## GOAL
Gather up every line from the entries below that uses the word "this".

Code that draws figures:
####################
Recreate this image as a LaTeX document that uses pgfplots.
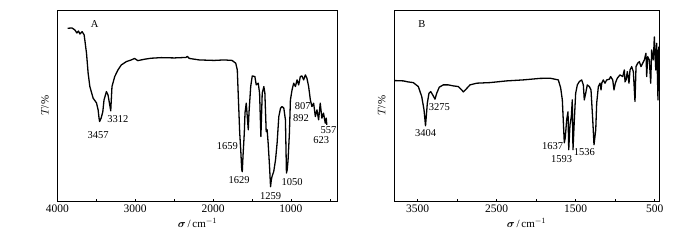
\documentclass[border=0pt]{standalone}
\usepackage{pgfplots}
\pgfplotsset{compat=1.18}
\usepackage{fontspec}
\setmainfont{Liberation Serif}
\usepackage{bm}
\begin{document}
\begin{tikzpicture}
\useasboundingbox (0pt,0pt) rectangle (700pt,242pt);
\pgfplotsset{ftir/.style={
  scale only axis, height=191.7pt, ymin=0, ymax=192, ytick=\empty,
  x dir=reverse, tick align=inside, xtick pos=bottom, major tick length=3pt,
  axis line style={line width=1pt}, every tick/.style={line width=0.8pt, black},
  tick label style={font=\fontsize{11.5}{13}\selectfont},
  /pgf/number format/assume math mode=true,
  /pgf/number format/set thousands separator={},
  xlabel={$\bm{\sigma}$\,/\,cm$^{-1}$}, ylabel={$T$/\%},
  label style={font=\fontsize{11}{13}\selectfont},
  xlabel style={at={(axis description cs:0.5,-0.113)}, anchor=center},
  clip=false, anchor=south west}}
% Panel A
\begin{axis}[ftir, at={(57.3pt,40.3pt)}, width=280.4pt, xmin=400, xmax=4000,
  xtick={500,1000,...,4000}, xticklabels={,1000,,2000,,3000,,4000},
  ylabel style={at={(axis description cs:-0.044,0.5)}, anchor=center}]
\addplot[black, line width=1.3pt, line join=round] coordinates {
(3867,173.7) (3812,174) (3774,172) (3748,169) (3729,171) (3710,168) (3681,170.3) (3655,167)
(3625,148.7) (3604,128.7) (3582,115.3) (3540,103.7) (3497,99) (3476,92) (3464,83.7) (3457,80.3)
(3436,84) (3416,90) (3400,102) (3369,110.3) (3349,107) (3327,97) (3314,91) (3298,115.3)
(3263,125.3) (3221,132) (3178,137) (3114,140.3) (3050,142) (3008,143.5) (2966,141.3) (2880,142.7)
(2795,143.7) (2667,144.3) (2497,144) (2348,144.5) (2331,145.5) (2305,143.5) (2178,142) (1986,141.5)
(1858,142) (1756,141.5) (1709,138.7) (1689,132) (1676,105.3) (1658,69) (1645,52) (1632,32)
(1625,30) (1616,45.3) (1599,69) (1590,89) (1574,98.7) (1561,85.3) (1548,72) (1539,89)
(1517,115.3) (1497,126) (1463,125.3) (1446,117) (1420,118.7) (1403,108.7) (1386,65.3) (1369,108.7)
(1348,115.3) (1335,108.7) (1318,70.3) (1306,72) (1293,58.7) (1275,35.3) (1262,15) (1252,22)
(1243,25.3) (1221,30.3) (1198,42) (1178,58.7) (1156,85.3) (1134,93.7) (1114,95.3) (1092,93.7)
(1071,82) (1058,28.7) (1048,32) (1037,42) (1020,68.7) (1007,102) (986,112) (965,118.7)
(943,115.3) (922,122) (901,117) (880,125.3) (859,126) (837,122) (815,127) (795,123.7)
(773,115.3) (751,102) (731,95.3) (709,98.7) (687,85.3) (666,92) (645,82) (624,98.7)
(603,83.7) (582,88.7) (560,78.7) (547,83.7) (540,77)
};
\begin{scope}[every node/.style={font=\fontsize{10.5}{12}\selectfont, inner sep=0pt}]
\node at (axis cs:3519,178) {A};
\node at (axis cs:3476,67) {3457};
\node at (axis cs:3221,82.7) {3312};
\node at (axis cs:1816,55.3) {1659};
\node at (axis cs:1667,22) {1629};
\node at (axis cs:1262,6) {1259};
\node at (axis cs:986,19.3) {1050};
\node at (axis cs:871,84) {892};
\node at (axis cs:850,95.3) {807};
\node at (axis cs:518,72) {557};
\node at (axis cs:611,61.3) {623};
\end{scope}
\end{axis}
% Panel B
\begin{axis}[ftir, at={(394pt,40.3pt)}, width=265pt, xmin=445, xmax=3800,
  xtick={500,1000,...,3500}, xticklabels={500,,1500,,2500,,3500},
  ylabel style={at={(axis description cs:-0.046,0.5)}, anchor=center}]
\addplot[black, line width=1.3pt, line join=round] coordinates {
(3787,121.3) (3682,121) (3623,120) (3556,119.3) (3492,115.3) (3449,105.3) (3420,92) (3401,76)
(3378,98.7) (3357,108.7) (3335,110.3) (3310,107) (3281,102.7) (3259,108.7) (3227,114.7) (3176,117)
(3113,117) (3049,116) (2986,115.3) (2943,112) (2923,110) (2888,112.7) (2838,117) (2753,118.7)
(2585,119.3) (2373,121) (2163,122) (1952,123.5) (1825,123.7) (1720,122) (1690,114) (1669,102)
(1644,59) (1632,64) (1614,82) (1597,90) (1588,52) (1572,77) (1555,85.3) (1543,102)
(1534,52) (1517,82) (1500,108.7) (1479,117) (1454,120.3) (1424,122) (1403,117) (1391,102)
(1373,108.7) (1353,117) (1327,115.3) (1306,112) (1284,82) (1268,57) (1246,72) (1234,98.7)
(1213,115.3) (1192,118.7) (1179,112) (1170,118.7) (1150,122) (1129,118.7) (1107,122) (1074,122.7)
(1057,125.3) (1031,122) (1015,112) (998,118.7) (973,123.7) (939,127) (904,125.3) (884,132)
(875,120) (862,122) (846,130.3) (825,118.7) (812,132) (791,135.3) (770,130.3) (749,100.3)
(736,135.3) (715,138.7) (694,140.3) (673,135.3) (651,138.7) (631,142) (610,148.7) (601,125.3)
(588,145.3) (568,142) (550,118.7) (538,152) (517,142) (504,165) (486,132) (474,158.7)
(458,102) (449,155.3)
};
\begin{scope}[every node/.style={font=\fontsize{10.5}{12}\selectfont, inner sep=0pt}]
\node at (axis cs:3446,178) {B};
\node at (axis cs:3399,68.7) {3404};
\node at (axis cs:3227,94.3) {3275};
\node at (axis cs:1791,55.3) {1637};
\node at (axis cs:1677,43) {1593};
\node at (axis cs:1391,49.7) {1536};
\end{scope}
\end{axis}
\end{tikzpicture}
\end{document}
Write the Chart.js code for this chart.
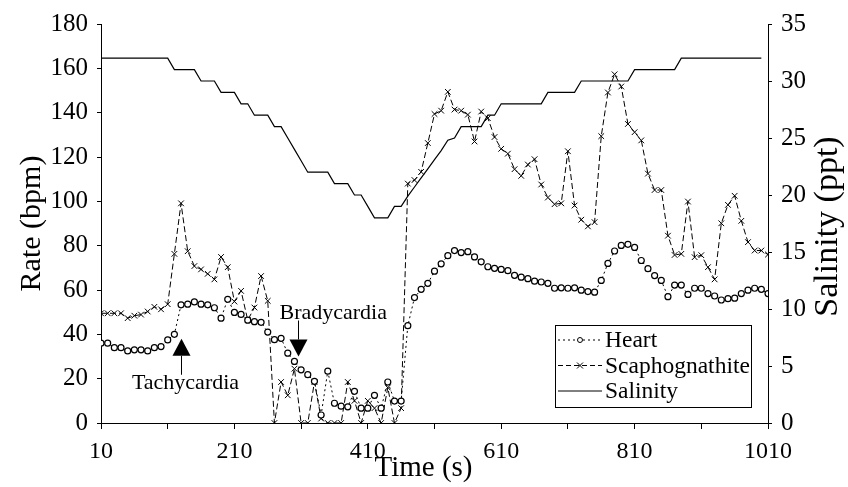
####################
## THE REPLY
Recreate this image as a LaTeX document that uses pgfplots.
Write the Chart.js code for this chart.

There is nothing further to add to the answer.